Heat from wildfires can produce a two-layer system composed of extremely dry soil covered by a layer of ash, which when subjected to rainfall, may produce extreme floods. To understand the soil physics controlling runoff for these initial conditions, we used a small, portable disk infiltrometer to measure two hydraulic properties: (1) near-saturated hydraulic conductivity, K f and (2) sorptivity, S( θ i ), as a function of initial soil moisture content, θ i , ranging from extremely dry conditions ( θ i < 0.02 cm 3 cm −3) to near saturation. In the field and in the laboratory replicate measurements were made of ash, reference soils, soils unaffected by fire, and fire-affected soils. Each has a different degrees of water repellency that influences K f and S( θ i ). Values of K f ranged from 4.5 × 10 −3 to 53 × 10 −3 cm s −1 for ash; from 0.93 × 10 −3 to 130 × 10 −3 cm s −1 for reference soils; and from 0.86 × 10 −3 to 3.0 × 10 −3 cm s −1, for soil unaffected by fire, which had the lowest values of K f . Measurements indicated that S( θ i ) could be represented by an empirical non-linear function of θ i with a sorptivity maximum of 0.18–0.20 cm s −0.5, between 0.03 and 0.08 cm 3 cm −3. This functional form differs from the monotonically decreasing non-linear functions often used to represent S( θ i ) for rainfall–runoff modeling.

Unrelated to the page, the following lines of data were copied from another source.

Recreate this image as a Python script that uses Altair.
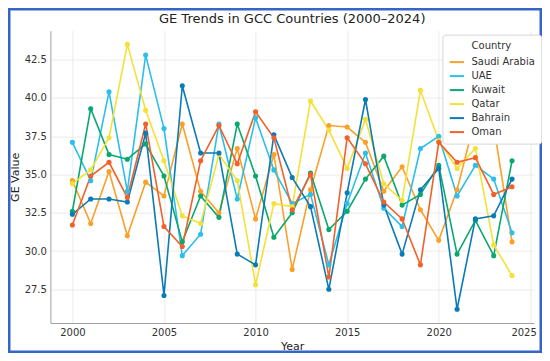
import altair as alt
import pandas as pd

years = list(range(2000, 2025))
countries = ["Saudi Arabia", "UAE", "Kuwait", "Qatar", "Bahrain", "Oman"]
colors = ["#f9a12a", "#2bbfea", "#0aa86e", "#f5e03a", "#0a7bb5", "#f2612a"]

saudi = [34.6, 31.8, 35.2, 31.0, 34.5, 33.6, 38.3, 33.9, 32.5, 36.7, 32.1, 36.3, 28.8,
         34.0, 38.2, 38.1, 37.1, 33.9, 35.5, 32.7, 30.7, 34.0, 38.7, 38.2, 30.6]
uae = [37.1, 34.6, 40.4, 33.9, 42.8, 38.0, 29.7, 31.1, 38.3, 33.4, 38.7, 35.3, 33.1,
       33.7, 29.1, 33.1, 36.4, 32.8, 31.6, 36.7, 37.5, 33.6, 35.6, 34.7, 31.2]
kuwait = [32.6, 39.3, 36.3, 36.0, 37.0, 34.9, 30.6, 33.6, 32.2, 38.3, 34.9, 30.9, 32.5,
          35.1, 31.4, 32.6, 34.7, 36.2, 33.0, 33.7, 35.6, 29.8, 32.0, 29.7, 35.9]
qatar = [34.4, 35.3, 37.4, 43.5, 39.2, 35.9, 32.3, 31.8, 36.3, 34.6, 27.8, 33.1, 32.9,
         39.8, 37.9, 35.4, 38.6, 34.4, 33.3, 40.5, 37.2, 35.4, 36.7, 30.4, 28.4]
bahrain = [32.4, 33.4, 33.4, 33.2, 37.7, 27.1, 40.8, 36.4, 36.4, 29.8, 29.1, 37.6, 34.8,
           32.9, 27.5, 33.8, 39.9, 33.0, 29.8, 34.0, 35.4, 26.2, 32.1, 32.3, 34.7]
oman = [31.7, 34.9, 35.8, 33.5, 38.3, 31.6, 30.3, 35.9, 38.2, 35.7, 39.1, 37.4, 32.7,
        35.0, 28.3, 37.4, 35.7, 33.2, 32.1, 29.1, 37.1, 35.8, 36.1, 33.7, 34.2]

x_ticks = [2000, 2005, 2010, 2015, 2020, 2025]
y_ticks = [27.5, 30.0, 32.5, 35.0, 37.5, 40.0, 42.5]

series = [saudi, uae, kuwait, qatar, bahrain, oman]
rows = []
for name, vals in zip(countries, series):
    for yr, v in zip(years, vals):
        rows.append({"Year": yr, "Value": v, "Country": name})
df = pd.DataFrame(rows)

FONT = "DejaVu Sans"
W, H = 483.6, 292.4
PL, PT, PR, PB = 42.4, 22.6, 8, 30

lines = alt.Chart(df).mark_line(
    strokeWidth=1.6,
    point=alt.OverlayMarkDef(size=26, filled=True, opacity=1),
).encode(
    x=alt.X("Year:Q", title="Year",
            scale=alt.Scale(domain=[1998.8, 2025.2], nice=False, zero=False),
            axis=alt.Axis(values=x_ticks, format="d",
                          labelFlush=8, labelFlushOffset=6)),
    y=alt.Y("Value:Q", title="GE Value",
            scale=alt.Scale(domain=[25.3, 44.4], nice=False, zero=False),
            axis=alt.Axis(values=y_ticks, format=".1f")),
    color=alt.Color("Country:N",
                    scale=alt.Scale(domain=countries, range=colors),
                    legend=alt.Legend(title="Country", orient="none",
                                      legendX=392, legendY=4,
                                      symbolType="stroke", symbolSize=200,
                                      symbolStrokeWidth=2,
                                      labelFontSize=10, titleFontSize=10,
                                      labelFont=FONT, titleFont=FONT,
                                      titleFontWeight="normal", titleAnchor="middle",
                                      titleColor="#333", labelColor="#333",
                                      padding=6, rowPadding=0, labelOffset=6,
                                      titlePadding=3,
                                      strokeColor="#d6d6d6", fillColor="white",
                                      cornerRadius=3)),
    order="Year:Q",
)

frame = alt.Chart(pd.DataFrame({"a": [0]})).mark_rect(
    fill=None, stroke="#3565c8", strokeWidth=2.5
).encode(
    x=alt.value(-PL + 1.25), x2=alt.value(W + PR - 1.25),
    y=alt.value(-PT + 1.25), y2=alt.value(H + PB - 1.25),
)

chart = alt.layer(lines, frame).properties(
    width=W, height=H,
    title=alt.TitleParams("GE Trends in GCC Countries (2000–2024)", fontSize=13,
                          font=FONT, fontWeight="normal", color="#222",
                          anchor="middle", frame="group", offset=-18),
    autosize=alt.AutoSizeParams(type="none"),
    padding={"left": PL, "top": PT, "right": PR, "bottom": PB},
    background="white",
).configure_view(stroke=None).configure_axis(
    labelFont=FONT, titleFont=FONT, labelFontSize=10, titleFontSize=11,
    labelColor="#333", titleColor="#222", titleFontWeight="normal",
    gridColor="#e6e6e6", gridWidth=0.8, domainColor="#a0a0a0", domainWidth=1,
    ticks=False, labelPadding=4,
).configure_axisX(titlePadding=3).configure_axisY(titlePadding=4)

chart.save("out.html", embed_options={"renderer": "svg", "actions": False})
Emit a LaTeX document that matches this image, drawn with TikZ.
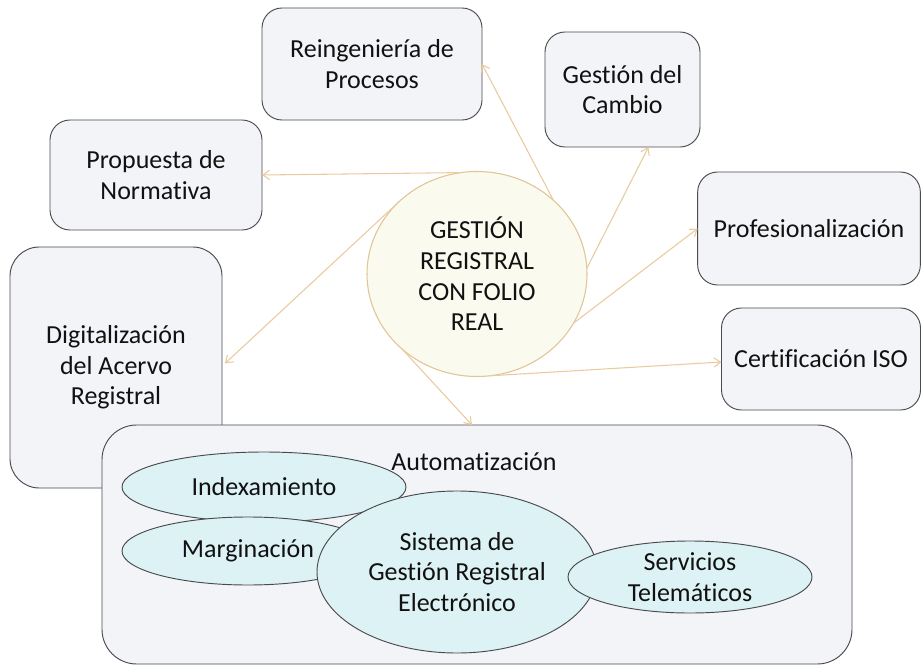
\documentclass[tikz,border=0pt]{standalone}
\usepackage{fontspec}
\setmainfont{Carlito}[Ligatures={NoCommon,NoContextual}]
\usetikzlibrary{shapes.geometric,arrows.meta,calc}
\definecolor{boxfill}{HTML}{F3F4F7}
\definecolor{boxline}{HTML}{4A4A4E}
\definecolor{ellfill}{HTML}{DDF2F4}
\definecolor{circfill}{HTML}{FAFAEE}
\definecolor{circline}{HTML}{E0C597}
\definecolor{arrowc}{HTML}{EACB9F}
\definecolor{txt}{HTML}{111111}
\tikzset{
  lbl/.style={font=\fontsize{19.5pt}{23pt}\selectfont, text=txt, align=center},
  topicbox/.style={lbl, draw=boxline, fill=boxfill, line width=0.7pt, rounded corners=15pt, inner sep=0pt, outer sep=0pt},
  oval/.style={lbl, ellipse, draw=boxline, fill=ellfill, line width=0.7pt, inner sep=0pt, outer sep=0pt},
  hub/.style={lbl, ellipse, draw=circline, fill=circfill, line width=0.8pt, inner sep=0pt, outer sep=0pt},
  link/.style={draw=arrowc, line width=0.8pt, -{Straight Barb[length=5pt,width=7pt]}}
}
\begin{document}
\begin{tikzpicture}[x=0.75pt,y=-0.75pt]
\useasboundingbox (0,0) rectangle (923,666);
\fill[white] (0,0) rectangle (923,666);

% central hub
\node[hub, minimum width=165pt, minimum height=153.75pt] (c) at (477,274) {GESTIÓN\\REGISTRAL\\CON FOLIO\\REAL};

% surrounding boxes
\node[topicbox, minimum width=165pt, minimum height=84pt] (rei) at (372,64) {Reingeniería de\\Procesos};
\node[topicbox, minimum width=116.25pt, minimum height=86.25pt] (gc) at (622.5,89.5) {Gestión del\\Cambio};
\node[topicbox, minimum width=159pt, minimum height=82.5pt] (prop) at (156,175) {Propuesta de\\Normativa};
\node[topicbox, minimum width=167pt, minimum height=84.75pt] (prof) at (809,228.5) {Profesionalización};
\node[topicbox, minimum width=149.25pt, minimum height=76.5pt] (cert) at (821,359) {Certificación ISO};
\node[topicbox, rounded corners=22pt, minimum width=159pt, minimum height=180.75pt] (dig) at (116,367.5) {Digitalización\\del Acervo\\Registral};

% bottom container
\node[topicbox, rounded corners=26pt, minimum width=562.5pt, minimum height=179.25pt] (bb) at (477,544.5) {};
\node[lbl] (auto) at (474,462) {Automatización};
\node[oval, minimum width=213pt, minimum height=52.5pt] (idx) at (264,487) {Indexamiento};
\node[oval, minimum width=189pt, minimum height=51pt] (marg) at (248,551) {Marginación};
\node[oval, minimum width=210pt, minimum height=121.5pt] (sis) at (457,572) {Sistema de\\Gestión Registral\\Electrónico};
\node[oval, minimum width=183pt, minimum height=54pt] (serv) at (690,577) {Servicios\\Telemáticos};

% connectors
\draw[link] (c.44) -- (rei.east);
\draw[link] (c.3) -- ($(gc.south)+(26,0)$);
\draw[link] (c.99) -- (prop.east);
\draw[link] (c.137) -- ($(dig.east)+(3,-4)$);
\draw[link] (c.-27) -- (prof.west);
\draw[link] (c.-83) -- ($(cert.west)+(0,3)$);
\draw[link] (c.-135) -- ($(bb.north)+(-5,0)$);
\end{tikzpicture}
\end{document}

The sorptivity maximum may represent the combined effects of gravity, capillarity, and adsorption in a transitional domain corresponding to extremely dry soil, and moreover, it may explain the observed non-linear behavior, and the critical soil-moisture threshold of water repellent soils. Laboratory measurements of K f and S( θ i ) are the first for ash and fire-affected soil, but additional measurements are needed of these hydraulic properties for in situ fire-affected soils. They provide insight into water repellency behavior and infiltration under extremely dry conditions. Most importantly, they indicate how existing rainfall–runoff models can be modified to accommodate a possible two-layer system in extremely dry conditions. These modified models can be used to predict floods from burned watersheds under these initial conditions.